How do I help kids develop critical thinking skills?
Consensus
Confidence: moderateStructured, intentional adult-child interaction is the most consistently supported driver of critical thinking development in children. Teacher instructional interactions in early classroom settings predict academic and language skill gains, indicating that deliberate cognitive scaffolding matters more than environment quality alone. Parent scaffolding behaviors, particularly cognitive support and autonomy support from fathers and emotional support from mothers, predict children's initiative-taking, metacognition, and persistence during problem-solving tasks. STEM activities applied consistently over weeks produce measurable improvements in problem-solving skills in preschool-age children. Sustained shared thinking, a pedagogical approach in which adults and children collaboratively build ideas, is identified as a high-quality practice linked to better child outcomes.
Contested
Research is largely consistent
What This Means
Several concrete strategies are supported by the evidence. First, ask open-ended questions during everyday problem-solving: the elicitor style, in which parents ask frequent questions rather than provide answers, predicts gains in children's attention and impulse control through kindergarten. Second, resist the impulse to step in immediately. Cognitive and autonomy support, meaning letting children take the lead and supporting their own reasoning rather than directing it, is a significant predictor of children's initiative and metacognition across multiple activity types. Third, build in hands-on, problem-focused activities: an eight-week STEM program with three sessions per week improved problem-solving scores in six-year-olds relative to controls. Fourth, think of conversation itself as practice. Family discussions about past experiences, especially difficult ones, build the self-regulation and attentional skills that underpin critical thinking. Fifth, favor an authoritative approach over high-control parenting: overcontrolling and autonomy-restricting patterns are linked to lower initiative and reasoning development across multiple studies.
Receipts
- Measures of Classroom Quality in Prekindergarten and Children’s Development of Academic, Language, and Social Skills (2008)Cited 1,840 times
In a study of 2,439 children across 671 pre-K classrooms, teachers' instructional interactions, not just the physical environment or program standards, predicted academic and language skill gains, making the case that deliberate cognitive engagement drives development.

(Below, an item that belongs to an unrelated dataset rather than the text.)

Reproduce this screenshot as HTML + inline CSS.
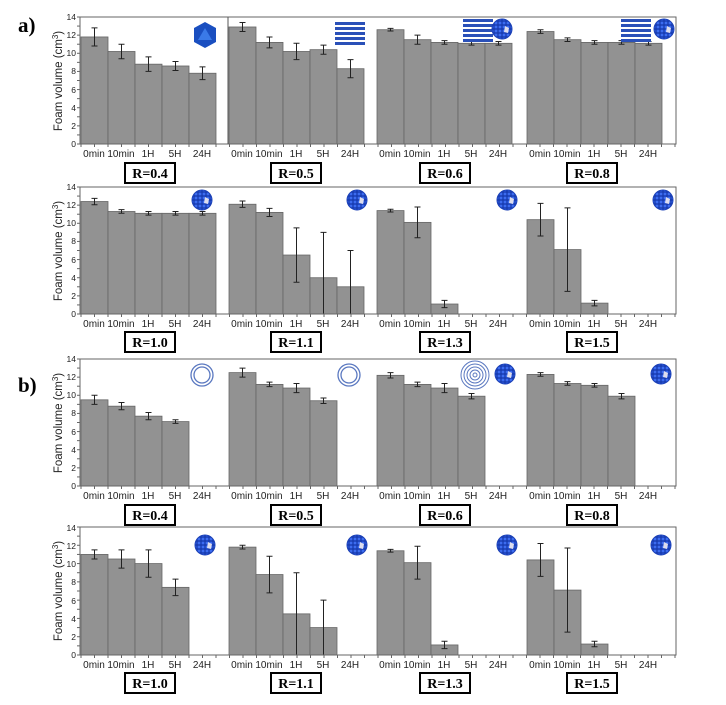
<!DOCTYPE html>
<html><head><meta charset="utf-8"><style>
html,body{margin:0;padding:0;background:#fff}
svg{display:block}
.t{font-family:"Liberation Sans",sans-serif;font-size:10px;fill:#222}
.y{font-family:"Liberation Sans",sans-serif;font-size:8.5px;fill:#222}
.r{font-family:"Liberation Serif",serif;font-size:14px;font-weight:bold;fill:#000}
.lab{font-family:"Liberation Serif",serif;font-size:21px;font-weight:bold;fill:#000}
.yl{font-family:"Liberation Sans",sans-serif;font-size:11.5px;fill:#222}
</style></head><body>
<svg id="s" width="726" height="705" viewBox="0 0 726 705" xmlns="http://www.w3.org/2000/svg">
<text class="lab" x="18" y="32">a)</text>
<text class="lab" x="18" y="392">b)</text>
<g id="bars"></g>
<text class="yl" transform="translate(62,81) rotate(-90)" text-anchor="middle">Foam volume (cm<tspan dy="-4" font-size="8">3</tspan><tspan dy="4">)</tspan></text>
<text class="yl" transform="translate(62,251) rotate(-90)" text-anchor="middle">Foam volume (cm<tspan dy="-4" font-size="8">3</tspan><tspan dy="4">)</tspan></text>
<text class="yl" transform="translate(62,423) rotate(-90)" text-anchor="middle">Foam volume (cm<tspan dy="-4" font-size="8">3</tspan><tspan dy="4">)</tspan></text>
<text class="yl" transform="translate(62,591) rotate(-90)" text-anchor="middle">Foam volume (cm<tspan dy="-4" font-size="8">3</tspan><tspan dy="4">)</tspan></text>
<g class="y" text-anchor="end">
<text x="76" y="147">0</text><text x="76" y="129">2</text><text x="76" y="111">4</text><text x="76" y="93">6</text><text x="76" y="74">8</text><text x="76" y="56">10</text><text x="76" y="38">12</text><text x="76" y="20">14</text>
<text x="76" y="317">0</text><text x="76" y="299">2</text><text x="76" y="281">4</text><text x="76" y="263">6</text><text x="76" y="244">8</text><text x="76" y="226">10</text><text x="76" y="208">12</text><text x="76" y="190">14</text>
<text x="76" y="489">0</text><text x="76" y="471">2</text><text x="76" y="453">4</text><text x="76" y="435">6</text><text x="76" y="416">8</text><text x="76" y="398">10</text><text x="76" y="380">12</text><text x="76" y="362">14</text>
<text x="76" y="658">0</text><text x="76" y="640">2</text><text x="76" y="622">4</text><text x="76" y="604">6</text><text x="76" y="585">8</text><text x="76" y="567">10</text><text x="76" y="549">12</text><text x="76" y="531">14</text>
</g>
<g class="t" text-anchor="middle">
<g transform="translate(0,157)">
<text x="94">0min</text><text x="121">10min</text><text x="148">1H</text><text x="175">5H</text><text x="202">24H</text>
<text x="242">0min</text><text x="269">10min</text><text x="296">1H</text><text x="323">5H</text><text x="350">24H</text>
<text x="390">0min</text><text x="417">10min</text><text x="444">1H</text><text x="471">5H</text><text x="498">24H</text>
<text x="540">0min</text><text x="567">10min</text><text x="594">1H</text><text x="621">5H</text><text x="648">24H</text>
</g>
<g transform="translate(0,327)">
<text x="94">0min</text><text x="121">10min</text><text x="148">1H</text><text x="175">5H</text><text x="202">24H</text>
<text x="242">0min</text><text x="269">10min</text><text x="296">1H</text><text x="323">5H</text><text x="350">24H</text>
<text x="390">0min</text><text x="417">10min</text><text x="444">1H</text><text x="471">5H</text><text x="498">24H</text>
<text x="540">0min</text><text x="567">10min</text><text x="594">1H</text><text x="621">5H</text><text x="648">24H</text>
</g>
<g transform="translate(0,499)">
<text x="94">0min</text><text x="121">10min</text><text x="148">1H</text><text x="175">5H</text><text x="202">24H</text>
<text x="242">0min</text><text x="269">10min</text><text x="296">1H</text><text x="323">5H</text><text x="350">24H</text>
<text x="390">0min</text><text x="417">10min</text><text x="444">1H</text><text x="471">5H</text><text x="498">24H</text>
<text x="540">0min</text><text x="567">10min</text><text x="594">1H</text><text x="621">5H</text><text x="648">24H</text>
</g>
<g transform="translate(0,668)">
<text x="94">0min</text><text x="121">10min</text><text x="148">1H</text><text x="175">5H</text><text x="202">24H</text>
<text x="242">0min</text><text x="269">10min</text><text x="296">1H</text><text x="323">5H</text><text x="350">24H</text>
<text x="390">0min</text><text x="417">10min</text><text x="444">1H</text><text x="471">5H</text><text x="498">24H</text>
<text x="540">0min</text><text x="567">10min</text><text x="594">1H</text><text x="621">5H</text><text x="648">24H</text>
</g>
</g>
<g fill="#fff" stroke="#000" stroke-width="2">
<rect x="125" y="163" width="50" height="20"/><rect x="271" y="163" width="50" height="20"/><rect x="420" y="163" width="50" height="20"/><rect x="567" y="163" width="50" height="20"/>
<rect x="125" y="332" width="50" height="20"/><rect x="271" y="332" width="50" height="20"/><rect x="420" y="332" width="50" height="20"/><rect x="567" y="332" width="50" height="20"/>
<rect x="125" y="505" width="50" height="20"/><rect x="271" y="505" width="50" height="20"/><rect x="420" y="505" width="50" height="20"/><rect x="567" y="505" width="50" height="20"/>
<rect x="125" y="673" width="50" height="20"/><rect x="271" y="673" width="50" height="20"/><rect x="420" y="673" width="50" height="20"/><rect x="567" y="673" width="50" height="20"/>
</g>
<g class="r" text-anchor="middle">
<text x="150" y="178">R=0.4</text><text x="296" y="178">R=0.5</text><text x="445" y="178">R=0.6</text><text x="592" y="178">R=0.8</text>
<text x="150" y="347">R=1.0</text><text x="296" y="347">R=1.1</text><text x="445" y="347">R=1.3</text><text x="592" y="347">R=1.5</text>
<text x="150" y="520">R=0.4</text><text x="296" y="520">R=0.5</text><text x="445" y="520">R=0.6</text><text x="592" y="520">R=0.8</text>
<text x="150" y="688">R=1.0</text><text x="296" y="688">R=1.1</text><text x="445" y="688">R=1.3</text><text x="592" y="688">R=1.5</text>
</g>
<defs>
<pattern id="dots" width="4" height="4" patternUnits="userSpaceOnUse"><rect width="4" height="4" fill="#1a3fb5"/><circle cx="2" cy="2" r="1.4" fill="#3c6cf0"/></pattern>
<g id="sph"><circle r="10" fill="url(#dots)" stroke="#1a3fb5"/><path d="M3,-3 l4,2 l-1,5 l-4,-1z" fill="#dde"/></g>
<g id="str"><rect x="0" y="0" width="30" height="3" fill="#2a50b8"/><rect x="0" y="5" width="30" height="3" fill="#2a50b8"/><rect x="0" y="10" width="30" height="3" fill="#2a50b8"/><rect x="0" y="15" width="30" height="3" fill="#2a50b8"/><rect x="0" y="20" width="30" height="3" fill="#2a50b8"/></g>
<g id="ring"><circle r="11" fill="none" stroke="#5a78c0" stroke-width="1.3"/><circle r="8" fill="none" stroke="#5a78c0" stroke-width="1.3"/></g>
</defs>
<polygon points="205,22 216,28 216,42 205,48 194,42 194,28" fill="#1a4fc0"/><polygon points="205,28 212,40 198,40" fill="#3a7ae8"/>
<use href="#str" x="335" y="22"/>
<use href="#str" x="463" y="19"/><use href="#sph" x="502" y="29"/>
<use href="#str" x="621" y="19"/><use href="#sph" x="664" y="29"/>
<use href="#sph" x="202" y="200"/><use href="#sph" x="357" y="200"/><use href="#sph" x="507" y="200"/><use href="#sph" x="663" y="200"/>
<use href="#ring" x="202" y="375"/><use href="#ring" x="349" y="375"/>
<g transform="translate(475,375)" fill="none" stroke="#5a78c0" stroke-width="1"><circle r="14"/><circle r="11"/><circle r="8"/><circle r="5"/><circle r="2"/></g>
<use href="#sph" x="505" y="374"/><use href="#sph" x="661" y="374"/>
<use href="#sph" x="205" y="545"/><use href="#sph" x="357" y="545"/><use href="#sph" x="507" y="545"/><use href="#sph" x="661" y="545"/>
</svg>
<script>
var rows=[
 {top:17,bot:144,d:[[[11.8,1],[10.2,.8],[8.8,.8],[8.6,.5],[7.8,.7]],[[12.9,.5],[11.2,.6],[10.2,.9],[10.4,.5],[8.3,1]],[[12.6,.15],[11.5,.5],[11.2,.2],[11.1,.2],[11.1,.2]],[[12.4,.2],[11.5,.2],[11.2,.2],[11.2,.2],[11.1,.2]]],div:true},
 {top:187,bot:314,d:[[[12.4,.35],[11.3,.2],[11.1,.2],[11.1,.2],[11.1,.2]],[[12.1,.35],[11.2,.45],[6.5,3],[4,5],[3,4]],[[11.4,.15],[10.1,1.7],[1.1,.4],[0,0],[0,0]],[[10.4,1.8],[7.1,4.6],[1.2,.3],[0,0],[0,0]]]},
 {top:359,bot:486,d:[[[9.5,.5],[8.8,.4],[7.7,.4],[7.1,.2],[0,0]],[[12.5,.5],[11.2,.25],[10.8,.5],[9.4,.3],[0,0]],[[12.2,.3],[11.2,.25],[10.8,.5],[9.9,.3],[0,0]],[[12.3,.2],[11.3,.2],[11.1,.2],[9.9,.3],[0,0]]]},
 {top:527,bot:655,d:[[[11,.5],[10.5,1],[10,1.5],[7.4,.9],[0,0]],[[11.8,.2],[8.8,2],[4.5,4.5],[3,3],[0,0]],[[11.4,.15],[10.1,1.8],[1.1,.4],[0,0],[0,0]],[[10.4,1.8],[7.1,4.6],[1.2,.3],[0,0],[0,0]]]}
];
var off=[81,229,377,527],h='';
rows.forEach(function(r){
 var k=(r.bot-r.top)/14;
 r.d.forEach(function(p,pi){p.forEach(function(v,i){
  if(v[0]<=0)return;
  var x=off[pi]+27*i,y=r.bot-v[0]*k;
  h+='<rect x="'+x+'" y="'+y+'" width="27" height="'+(v[0]*k)+'" fill="#929292" stroke="#666" stroke-width="0.8"/>';
  var cx=x+13.5,y1=r.bot-Math.min(14,v[0]+v[1])*k,y2=r.bot-Math.max(0,v[0]-v[1])*k;
  h+='<path d="M'+cx+','+y1+'V'+y2+'M'+(cx-3)+','+y1+'h6M'+(cx-3)+','+y2+'h6" stroke="#222" stroke-width="1" fill="none"/>';
 });});
 h+='<path d="M80,'+r.bot+'V'+r.top+'H676V'+r.bot+'H80" fill="none" stroke="#666" stroke-width="1"/>';
 if(r.div)h+='<path d="M228,'+r.top+'V'+r.bot+'" stroke="#555"/>';
 for(var t=0;t<=14;t++){var ty=r.bot-t*k;h+='<path d="M77,'+ty+'H80" stroke="#666"/>';}
 for(var x=81;x<=676;x+=13.5){h+='<path d="M'+x+','+r.bot+'v3" stroke="#666"/>';}
});
document.getElementById('bars').innerHTML=h;
</script>
</body></html>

- Chinese Parents’ Scaffolding and Children’s Initiative in Mother–Child and Father–Child Interactions across Different Types of Problem-solving Activities (2020)Cited 34 times
Across worksheet, game, and application tasks with 96 Chinese parent-child pairs, fathers' cognitive and autonomy support consistently predicted children's self-starting, metacognition, and persistence; the type of support mattered as much as whether support was given.
- The effects of STEM activities on the problem-solving skills of 6-year-old preschool children (2021)Cited 32 times
An eight-week STEM intervention with six-year-olds produced statistically significant improvements in problem-solving scale scores compared to a control group following the standard curriculum only, providing direct experimental evidence for structured activity-based approaches.
- Assessing quality in early childhood education and care: sustained shared thinking and emotional well-being (SSTEW) scale for 2–5-year-olds provision (2015)Cited 77 times
The SSTEW scale operationalizes sustained shared thinking as a measurable, high-quality pedagogical strategy: adults and children build understanding together rather than adults transmitting answers, which is directly applicable to home and classroom practice.
- Chilean Family Reminiscing About Emotions and Its Relation to Children’s Self-Regulation Skills (2015)Cited 50 times
Parents who used an elicitor style during conversations about past negative experiences, meaning they asked many questions rather than narrating the story themselves, predicted greater gains in children's attention and impulse control by end of kindergarten in a sample of 210 low-income Chilean dyads.